This is why you must always vote, always, even when your loudmouth brother-in-law insists that there’s no difference between the two parties. In yet another 5-4 decision, the John Roberts-led Supreme Court overturned a lower court decision, and upheld Michigan’s right to end affirmative action via ballot initiative. Aside from the ramifications for affirmative action policies, which are now sitting ducks for aggrieved white majorities, this ruling makes you wonder what this court will do next.
The list of effed-up Roberts Court decisions is too long to even get started on, but today’s ruling is of a piece with their gutting of the Voting Rights Act lat year. In that case, the Supreme Court decided that racism was no longer a serious enough problem to merit the protective cover of the VRA’s pre-clearance provision, and asserted their own primacy over the duly-elected Congress. Today, the court decide that, while racial considerations may be constitutional, this time, voters in the states know best. From Justice Anthony Kennedy’s majority opinion:
This case is not about the constitutionality, or the merits, of race-conscious admissions policies in higher education. Here, the principle that the consideration of race in admissions is permissible when certain conditions are met is not being challenged. Rather, the question concerns whether, and in what manner, voters in the States may choose to prohibit the consideration of such racial preferences.
Consideration of race in admissions is permissible, and constitutional, when certain conditions are met. Put a pin in that for a second.
Michigan voters used the initiative system to bypass public officials who were deemed not responsive to the concerns of a majority of the voters with respect to a policy of granting race-based preferences that raises difficult and delicate issues.
The freedom secured by the Constitution consists, in one of its essential dimensions, of the right of the individual not to be injured by the unlawful exercise of governmental power. The mandate for segregated schools, Brown v. Board of Education, 347 U. S. 483 (1954); a wrongful invasion of the home, Silverman v. United States, 365 U. S. 505 (1961); or punishing a protester whose views offend others, Texas v. Johnson, 491 U. S. 397 (1989); and scores of other examples teach that individual liberty has constitutional protection, and that liberty’s full extent and meaning may remain yet to be discovered and affirmed.

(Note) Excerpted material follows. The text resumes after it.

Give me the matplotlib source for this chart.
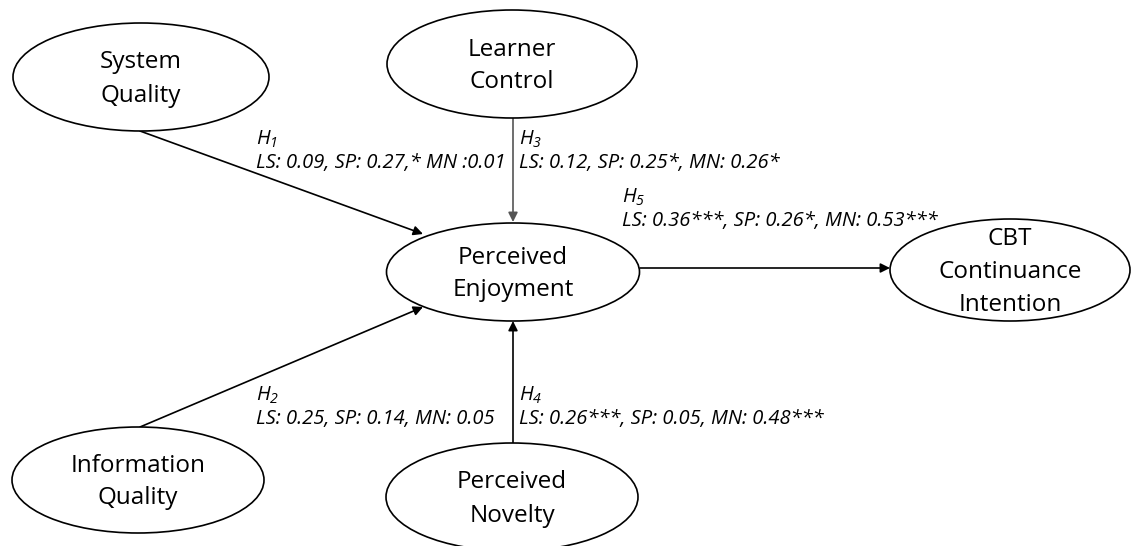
import matplotlib.pyplot as plt
from matplotlib.patches import Ellipse

plt.rcParams['font.family'] = ['Open Sans', 'DejaVu Sans']
plt.rcParams['mathtext.fontset'] = 'custom'
plt.rcParams['mathtext.it'] = 'Open Sans:italic'
plt.rcParams['mathtext.rm'] = 'Open Sans:italic'

# constructs in the path model
nodes = ['System\nQuality', 'Learner\nControl', 'Perceived\nEnjoyment',
         'CBT\nContinuance\nIntention', 'Information\nQuality', 'Perceived\nNovelty']
# hypotheses: (from, to, name, coefficients)
paths = [(0, 2, '1', 'LS: 0.09, SP: 0.27,* MN :0.01'),
         (4, 2, '2', 'LS: 0.25, SP: 0.14, MN: 0.05'),
         (1, 2, '3', 'LS: 0.12, SP: 0.25*, MN: 0.26*'),
         (5, 2, '4', 'LS: 0.26***, SP: 0.05, MN: 0.48***'),
         (2, 3, '5', 'LS: 0.36***, SP: 0.26*, MN: 0.53***')]

# layout in pixels (center x, center y, width, height)
layout = [(141, 77, 256, 108), (512, 64, 250, 108), (513, 272, 253, 98),
          (1010, 270, 240, 102), (138, 480, 252, 106), (512, 497, 252, 108)]
# arrow endpoints and label anchors per hypothesis
arrow_xy = [((140, 131), (423, 234)), ((140, 427), (423, 307)),
            ((513, 118), (513, 222)), ((513, 443), (513, 321)),
            ((640, 268), (890, 268))]
label_xy = [(256, 145), (256, 401), (519, 145), (519, 401), (622, 203)]

fig = plt.figure(figsize=(11.33, 5.46), dpi=100)
ax = fig.add_axes([0, 0, 1, 1])
ax.set_xlim(0, 1133)
ax.set_ylim(546, 0)
ax.axis('off')

for name, (cx, cy, w, h) in zip(nodes, layout):
    ax.add_patch(Ellipse((cx, cy), w, h, facecolor='white', edgecolor='black', lw=1.2, zorder=2))
    ax.text(cx, cy + 2, name, ha='center', va='center', fontsize=17.5,
            linespacing=1.5, zorder=3)

for (a, b, hname, coef), (p0, p1), (lx, ly) in zip(paths, arrow_xy, label_xy):
    col = '#555555' if hname == '3' else 'black'
    ax.annotate('', xy=p1, xytext=p0,
                arrowprops=dict(arrowstyle='-|>', color=col, lw=1.2,
                                mutation_scale=14, shrinkA=0, shrinkB=0), zorder=1)
    ax.text(lx, ly, r'$H_{%s}$' % hname, fontsize=14.5, va='baseline', ha='left')
    ax.text(lx, ly + 23, coef, fontsize=14.5, style='italic', va='baseline', ha='left')

fig.savefig('out.png', dpi=100, facecolor='white')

Yet freedom does not stop with individual rights. Our constitutional system embraces, too, the right of citizens to debate so they can learn and decide and then, through the political process, act in concert to try to shape the course of their own times and the course of a nation that must strive always to make freedom ever greater and more secure.
Here Michigan voters acted in concert and statewide to seek consensus and adopt a policy on a difficult subject against a historical background of race in America that has been a source of tragedy and persisting injustice. That history demands that we continue to learn,to listen, and to remain open to new approaches if we are to aspire always to a constitutional order in which all persons are treated with fairness and equal dignity.
Snipy at Wonkette has a sufficiently detailed, appropriately angry explainer on the history and ramifications of this decision, and as she correctly puts it, this is mob rule. I’m not a lawyer (Snipy is), but as a speaker of English, Justice Kennedy’s decision seems to at once acknowledge that issues of race are alternately “difficult and delicate” and “a source of tragedy and persisting injustice,” while concluding that “the concerns of a majority of the voters” take precedence. Now, for whom do you think issues of race are “difficult and delicate,” and for whom are they “a source of tragedy and persisting injustice?“
Affirmative action in college admissions is, surprise, surprise, opposed by nearly two-thirds of Americans, including 3/4 of white people, but is supported by a slim plurality of black people. The Roberts Court has just declared open season on affirmative action policies, and according to Justice Kennedy, again in contravention of knowing what words mean, has done so in the name of “debate,” and of remaining “open to new approaches.” How banning colleges from considering race as a factor in admissions equals “debate” and “remaining open” to anything is anyone’s guess.
This is why you vote, people, because if a few more of you had turned out in 2000, then we wouldn’t be dealing with this currently effed-up Supreme Court, and whatever coin Justice Kennedy flips in his head.
White House Press Secretary Jay Carney was asked about the decision during a press gaggle aboard Air Force One today. Here’s the transcript of that exchange (via email from the White House):
Q How does the White House view today’s Supreme Court decision upholding the ban on — Michigan’s ban on affirmative action at universities?
MR. CARNEY: Well, we’re still reviewing the ruling, which just came down. So I don’t have a specific reaction. Generally speaking, as you know, the President believes that diversity in the classroom is important for students, campuses and schools. In an increasingly multicultural society and global economy, it is more important than ever that America’s students be exposed to a wide array of ideas and perspectives to prepare them for success.
As you know, the President has said that while he opposes quotas and thinks an emphasis on universal and not race-specific programs is good policy, considering race, along with other factors, can be appropriate in certain circumstances. But we don’t have a specific reaction to the ruling.